The Communications Center is seen in July 1953. The center, which previously housed The Daily Iowan, is set to be torn down.

Home away from home

September 19, 2019

While the newsroom was a place to work, it was also a place to relax and spend time with friends — those other folks on campus who thrive on the spontaneity journalism entails.

Cheryl Arvidson remembered being in the newsroom constantly, soaking up every moment she could there to set herself up to be the best reporter she could be after graduating from college.

“We’d go into the DI midafternoon and be there until midnight,” she said. “It was my home away from home, and I seriously would bet you that I spent easily 12 hours a day there.”
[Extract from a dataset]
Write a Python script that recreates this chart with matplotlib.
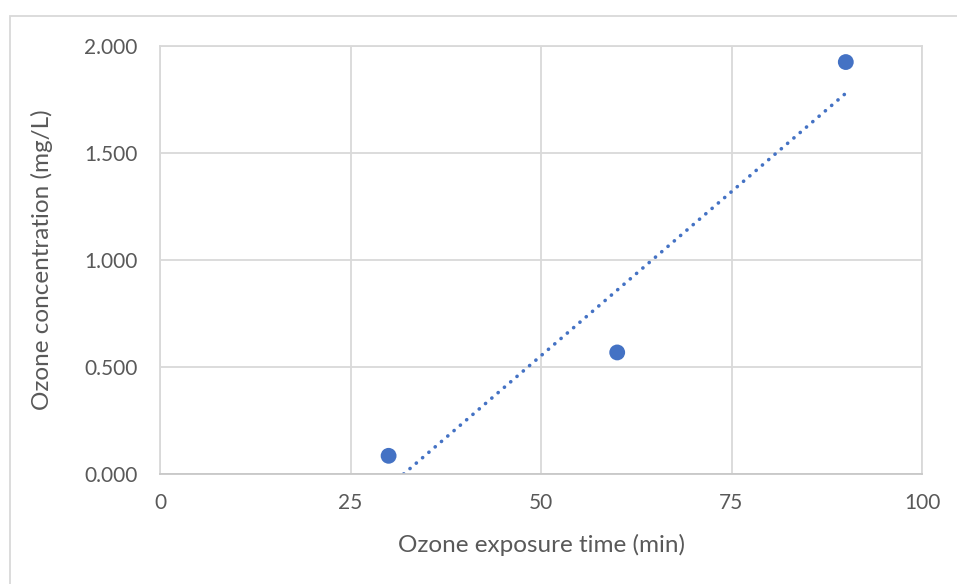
import numpy as np
import matplotlib
matplotlib.use("Agg")
import matplotlib.pyplot as plt
from matplotlib.patches import Rectangle

plt.rcParams['font.family'] = ['Lato', 'DejaVu Sans']

# Measured ozone concentration versus exposure time
exposure_min = [30, 60, 90]
ozone_mg_l = [0.085, 0.568, 1.925]

x_ticks = [0, 25, 50, 75, 100]
y_ticks = [0.0, 0.5, 1.0, 1.5, 2.0]

blue = '#4472C4'
grid_c = '#d9d9d9'
text_c = '#595959'

W, H = 957, 584
fig = plt.figure(figsize=(W / 100, H / 100), dpi=100)

# chart-area border
fig.patches.append(Rectangle((9.5 / W, -0.1), 1.2, 1 - 16 / H + 0.1,
                             transform=fig.transFigure, fill=False,
                             edgecolor=grid_c, linewidth=1.3, zorder=0))

ax = fig.add_axes([160 / W, (H - 474) / H, 762 / W, 428 / H])
ax.set_xlim(0, 100)
ax.set_ylim(0, 2.0)
ax.set_xticks(x_ticks)
ax.set_yticks(y_ticks)
ax.set_xticklabels([str(t) for t in x_ticks])
ax.set_yticklabels([f"{t:.3f}" for t in y_ticks])
ax.grid(True, color=grid_c, linewidth=1.3)
ax.set_axisbelow(True)
for s in ax.spines.values():
    s.set_color(grid_c)
    s.set_linewidth(1.3)
ax.spines['bottom'].set_color('#c8c8c8')
ax.tick_params(length=0, labelsize=15, colors=text_c)
ax.tick_params(axis='y', pad=16)
ax.tick_params(axis='x', pad=14)

# linear trendline fitted to the measurements, clipped at the axis floor
m, b = np.polyfit(exposure_min, ozone_mg_l, 1)
x_start = max(min(exposure_min), -b / m)
xs = np.array([x_start, max(exposure_min)])
ax.plot(xs, m * xs + b, color=blue, linewidth=2.6,
        linestyle=(0, (0.05, 2.25)), dash_capstyle='round',
        solid_capstyle='round', zorder=2)

ax.scatter(exposure_min, ozone_mg_l, s=130, color=blue, zorder=3,
           edgecolors='none')

ax.set_xlabel('Ozone exposure time (min)', fontsize=17.5, color=text_c)
ax.set_ylabel('Ozone concentration (mg/L)', fontsize=17.5, color=text_c)
ax.xaxis.set_label_coords(0.5, -(545 - 474) / 428,
                          transform=ax.transAxes)
ax.xaxis.label.set_va('center')
ax.yaxis.set_label_coords(-(160 - 42) / 762, 0.5)
ax.yaxis.label.set_va('center')

fig.savefig('out.png', dpi=100)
Former Arts Editor Shayla Thiel Stern, who worked at the DI in the 1990s, said her friends who attended the DI 150th reunion in July 2018 walked through the building and described it as a ghost town — set up in just about the same way as it was decades earlier, as if few things had changed.

She said the best memories were hanging out with her friends who were also “deep into wanting to be old-school journalists.”

“I spent all my time in the newsroom,” she said.

When he wasn’t shuffling to and from Kinnick Stadium and Carver-Hawkeye Arena covering Hawkeye sports in the 1980s, former DI Sports Editor Marc Bona said the newsroom was one of the places he spent the most time on campus.

DI staffers are seen in the Daily Iowan newsroom on Sept. 11, 2003. Photo from UI Digital Library.

“I was always late to class,” Bona said. “I was always hustling in and out of that building.”

Bona said nothing lasts forever, but he’ll always have the memories he made in the Communications Center.

“You form friendships, too, because of a place,” he said. “And I think about how many people I’m still in touch with because of that place.”